> GIVEN DATA:
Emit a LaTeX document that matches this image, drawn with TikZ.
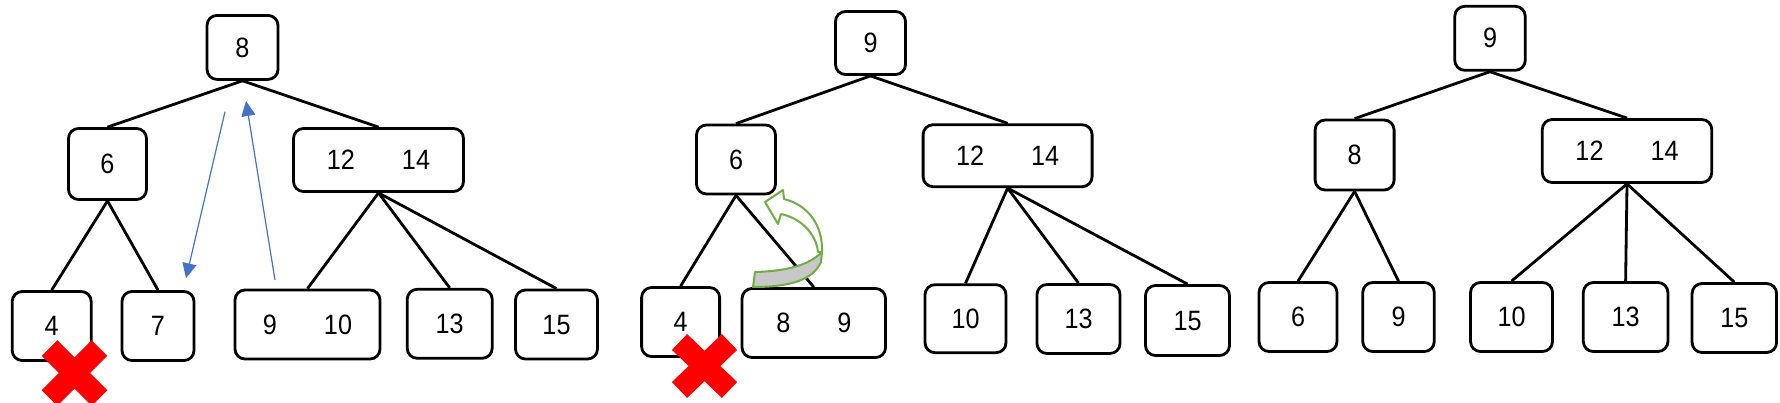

--

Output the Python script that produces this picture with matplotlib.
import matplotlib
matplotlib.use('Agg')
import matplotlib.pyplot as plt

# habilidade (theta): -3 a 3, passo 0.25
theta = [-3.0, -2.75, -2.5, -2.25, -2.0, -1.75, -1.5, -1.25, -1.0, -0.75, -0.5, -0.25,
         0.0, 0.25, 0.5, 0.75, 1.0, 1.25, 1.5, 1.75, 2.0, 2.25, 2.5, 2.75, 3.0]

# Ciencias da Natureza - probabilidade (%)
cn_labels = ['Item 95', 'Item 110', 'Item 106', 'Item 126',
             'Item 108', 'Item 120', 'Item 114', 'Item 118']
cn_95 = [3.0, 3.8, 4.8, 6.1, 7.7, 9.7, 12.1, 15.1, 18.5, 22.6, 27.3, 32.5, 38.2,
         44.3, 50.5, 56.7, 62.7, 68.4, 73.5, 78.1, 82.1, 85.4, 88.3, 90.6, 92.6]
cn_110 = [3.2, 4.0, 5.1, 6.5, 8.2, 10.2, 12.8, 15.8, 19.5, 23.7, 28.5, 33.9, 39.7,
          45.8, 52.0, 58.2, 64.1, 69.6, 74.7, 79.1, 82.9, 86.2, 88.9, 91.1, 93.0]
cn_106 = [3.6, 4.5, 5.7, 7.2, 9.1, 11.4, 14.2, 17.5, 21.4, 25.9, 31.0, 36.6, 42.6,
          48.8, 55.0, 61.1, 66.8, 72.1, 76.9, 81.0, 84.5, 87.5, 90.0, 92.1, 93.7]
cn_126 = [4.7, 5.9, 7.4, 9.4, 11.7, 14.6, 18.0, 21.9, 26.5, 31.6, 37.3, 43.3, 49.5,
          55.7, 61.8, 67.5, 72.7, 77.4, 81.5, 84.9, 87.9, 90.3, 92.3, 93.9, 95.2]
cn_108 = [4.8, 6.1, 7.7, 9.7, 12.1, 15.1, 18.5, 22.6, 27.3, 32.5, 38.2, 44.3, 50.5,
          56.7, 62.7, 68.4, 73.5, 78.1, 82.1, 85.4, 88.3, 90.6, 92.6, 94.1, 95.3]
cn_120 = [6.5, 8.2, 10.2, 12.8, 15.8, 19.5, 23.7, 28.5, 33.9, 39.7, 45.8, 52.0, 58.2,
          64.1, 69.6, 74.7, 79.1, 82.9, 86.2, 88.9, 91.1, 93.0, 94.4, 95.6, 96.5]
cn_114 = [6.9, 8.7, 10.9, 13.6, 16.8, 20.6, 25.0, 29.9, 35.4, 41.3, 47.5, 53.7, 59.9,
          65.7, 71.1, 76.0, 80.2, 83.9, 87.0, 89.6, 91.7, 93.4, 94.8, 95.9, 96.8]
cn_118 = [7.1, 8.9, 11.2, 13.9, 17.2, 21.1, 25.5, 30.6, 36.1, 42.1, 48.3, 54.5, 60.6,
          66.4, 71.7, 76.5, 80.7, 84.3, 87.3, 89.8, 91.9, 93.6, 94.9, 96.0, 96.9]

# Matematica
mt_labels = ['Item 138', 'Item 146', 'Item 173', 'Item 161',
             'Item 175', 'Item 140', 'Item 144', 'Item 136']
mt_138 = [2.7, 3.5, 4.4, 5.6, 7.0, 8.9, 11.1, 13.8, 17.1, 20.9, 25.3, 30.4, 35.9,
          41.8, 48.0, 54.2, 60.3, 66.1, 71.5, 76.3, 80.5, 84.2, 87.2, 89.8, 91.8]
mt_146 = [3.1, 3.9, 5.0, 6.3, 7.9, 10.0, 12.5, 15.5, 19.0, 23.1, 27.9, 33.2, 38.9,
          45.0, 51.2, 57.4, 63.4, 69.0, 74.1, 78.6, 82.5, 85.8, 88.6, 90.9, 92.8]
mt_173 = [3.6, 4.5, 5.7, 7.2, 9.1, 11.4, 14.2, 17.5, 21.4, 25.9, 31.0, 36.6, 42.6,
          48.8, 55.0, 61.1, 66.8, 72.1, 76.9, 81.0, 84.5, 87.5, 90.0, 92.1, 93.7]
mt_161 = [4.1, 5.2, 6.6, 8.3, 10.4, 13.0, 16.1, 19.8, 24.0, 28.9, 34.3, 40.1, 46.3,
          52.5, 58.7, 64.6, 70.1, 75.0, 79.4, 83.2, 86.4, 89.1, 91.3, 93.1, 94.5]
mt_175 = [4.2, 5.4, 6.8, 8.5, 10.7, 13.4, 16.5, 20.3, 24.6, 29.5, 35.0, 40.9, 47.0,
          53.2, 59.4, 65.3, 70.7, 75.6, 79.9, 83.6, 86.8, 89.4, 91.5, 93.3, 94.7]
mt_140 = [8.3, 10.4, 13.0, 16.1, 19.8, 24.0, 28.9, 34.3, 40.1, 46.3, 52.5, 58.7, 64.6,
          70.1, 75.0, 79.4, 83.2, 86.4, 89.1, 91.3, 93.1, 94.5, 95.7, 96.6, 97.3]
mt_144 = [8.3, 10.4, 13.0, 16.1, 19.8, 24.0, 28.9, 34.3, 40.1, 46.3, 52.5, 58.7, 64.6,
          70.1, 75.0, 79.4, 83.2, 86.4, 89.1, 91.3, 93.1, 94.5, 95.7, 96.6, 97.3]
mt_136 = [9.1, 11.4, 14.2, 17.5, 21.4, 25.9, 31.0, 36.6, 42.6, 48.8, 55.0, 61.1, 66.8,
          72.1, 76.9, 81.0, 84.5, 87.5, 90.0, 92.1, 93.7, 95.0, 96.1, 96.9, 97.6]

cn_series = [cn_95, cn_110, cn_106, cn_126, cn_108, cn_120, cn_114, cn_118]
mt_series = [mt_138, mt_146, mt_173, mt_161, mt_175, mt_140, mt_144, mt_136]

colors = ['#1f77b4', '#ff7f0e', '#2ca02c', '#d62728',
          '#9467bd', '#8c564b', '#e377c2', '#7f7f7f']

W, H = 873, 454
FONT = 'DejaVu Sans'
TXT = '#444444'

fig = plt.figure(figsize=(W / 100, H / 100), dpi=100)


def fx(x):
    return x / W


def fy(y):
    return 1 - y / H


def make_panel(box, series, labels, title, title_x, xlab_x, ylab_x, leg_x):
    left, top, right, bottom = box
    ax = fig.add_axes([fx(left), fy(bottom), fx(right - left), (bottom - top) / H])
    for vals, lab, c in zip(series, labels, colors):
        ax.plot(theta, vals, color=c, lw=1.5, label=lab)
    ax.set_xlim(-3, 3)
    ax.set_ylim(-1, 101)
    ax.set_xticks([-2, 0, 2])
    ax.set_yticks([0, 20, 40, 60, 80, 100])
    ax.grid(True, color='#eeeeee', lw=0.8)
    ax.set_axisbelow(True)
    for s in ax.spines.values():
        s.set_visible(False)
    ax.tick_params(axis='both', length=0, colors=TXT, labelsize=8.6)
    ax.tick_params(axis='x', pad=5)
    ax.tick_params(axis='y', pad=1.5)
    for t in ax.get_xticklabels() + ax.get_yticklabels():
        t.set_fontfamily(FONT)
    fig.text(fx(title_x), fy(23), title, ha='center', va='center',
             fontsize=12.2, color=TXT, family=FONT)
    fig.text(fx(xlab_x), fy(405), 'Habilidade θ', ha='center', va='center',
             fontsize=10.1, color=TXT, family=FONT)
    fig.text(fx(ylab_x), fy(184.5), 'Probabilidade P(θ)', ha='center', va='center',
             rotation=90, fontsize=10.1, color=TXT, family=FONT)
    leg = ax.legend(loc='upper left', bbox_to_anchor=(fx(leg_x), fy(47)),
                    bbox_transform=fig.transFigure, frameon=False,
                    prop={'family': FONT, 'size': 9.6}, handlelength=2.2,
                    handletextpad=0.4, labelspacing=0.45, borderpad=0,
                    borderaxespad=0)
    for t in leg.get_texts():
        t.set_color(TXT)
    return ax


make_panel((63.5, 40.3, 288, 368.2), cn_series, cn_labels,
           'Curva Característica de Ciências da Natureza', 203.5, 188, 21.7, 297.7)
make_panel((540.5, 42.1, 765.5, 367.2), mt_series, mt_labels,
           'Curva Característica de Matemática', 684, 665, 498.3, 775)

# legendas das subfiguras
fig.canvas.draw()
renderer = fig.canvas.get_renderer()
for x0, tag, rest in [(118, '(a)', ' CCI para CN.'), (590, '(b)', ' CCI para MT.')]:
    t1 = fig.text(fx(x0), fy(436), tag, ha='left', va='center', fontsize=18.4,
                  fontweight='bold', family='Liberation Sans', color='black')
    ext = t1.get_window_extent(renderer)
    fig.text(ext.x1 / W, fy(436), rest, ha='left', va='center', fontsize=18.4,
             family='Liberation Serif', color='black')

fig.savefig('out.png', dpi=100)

> DO THIS:
Give again the run of lines that opens at the line with "Output the Python" and closes at the line with "94.9, 96.0, 96.9]", exactly, and only that run.

> EXERCISE OUTPUT:
Output the Python script that produces this picture with matplotlib.
import matplotlib
matplotlib.use('Agg')
import matplotlib.pyplot as plt

# habilidade (theta): -3 a 3, passo 0.25
theta = [-3.0, -2.75, -2.5, -2.25, -2.0, -1.75, -1.5, -1.25, -1.0, -0.75, -0.5, -0.25,
         0.0, 0.25, 0.5, 0.75, 1.0, 1.25, 1.5, 1.75, 2.0, 2.25, 2.5, 2.75, 3.0]

# Ciencias da Natureza - probabilidade (%)
cn_labels = ['Item 95', 'Item 110', 'Item 106', 'Item 126',
             'Item 108', 'Item 120', 'Item 114', 'Item 118']
cn_95 = [3.0, 3.8, 4.8, 6.1, 7.7, 9.7, 12.1, 15.1, 18.5, 22.6, 27.3, 32.5, 38.2,
         44.3, 50.5, 56.7, 62.7, 68.4, 73.5, 78.1, 82.1, 85.4, 88.3, 90.6, 92.6]
cn_110 = [3.2, 4.0, 5.1, 6.5, 8.2, 10.2, 12.8, 15.8, 19.5, 23.7, 28.5, 33.9, 39.7,
          45.8, 52.0, 58.2, 64.1, 69.6, 74.7, 79.1, 82.9, 86.2, 88.9, 91.1, 93.0]
cn_106 = [3.6, 4.5, 5.7, 7.2, 9.1, 11.4, 14.2, 17.5, 21.4, 25.9, 31.0, 36.6, 42.6,
          48.8, 55.0, 61.1, 66.8, 72.1, 76.9, 81.0, 84.5, 87.5, 90.0, 92.1, 93.7]
cn_126 = [4.7, 5.9, 7.4, 9.4, 11.7, 14.6, 18.0, 21.9, 26.5, 31.6, 37.3, 43.3, 49.5,
          55.7, 61.8, 67.5, 72.7, 77.4, 81.5, 84.9, 87.9, 90.3, 92.3, 93.9, 95.2]
cn_108 = [4.8, 6.1, 7.7, 9.7, 12.1, 15.1, 18.5, 22.6, 27.3, 32.5, 38.2, 44.3, 50.5,
          56.7, 62.7, 68.4, 73.5, 78.1, 82.1, 85.4, 88.3, 90.6, 92.6, 94.1, 95.3]
cn_120 = [6.5, 8.2, 10.2, 12.8, 15.8, 19.5, 23.7, 28.5, 33.9, 39.7, 45.8, 52.0, 58.2,
          64.1, 69.6, 74.7, 79.1, 82.9, 86.2, 88.9, 91.1, 93.0, 94.4, 95.6, 96.5]
cn_114 = [6.9, 8.7, 10.9, 13.6, 16.8, 20.6, 25.0, 29.9, 35.4, 41.3, 47.5, 53.7, 59.9,
          65.7, 71.1, 76.0, 80.2, 83.9, 87.0, 89.6, 91.7, 93.4, 94.8, 95.9, 96.8]
cn_118 = [7.1, 8.9, 11.2, 13.9, 17.2, 21.1, 25.5, 30.6, 36.1, 42.1, 48.3, 54.5, 60.6,
          66.4, 71.7, 76.5, 80.7, 84.3, 87.3, 89.8, 91.9, 93.6, 94.9, 96.0, 96.9]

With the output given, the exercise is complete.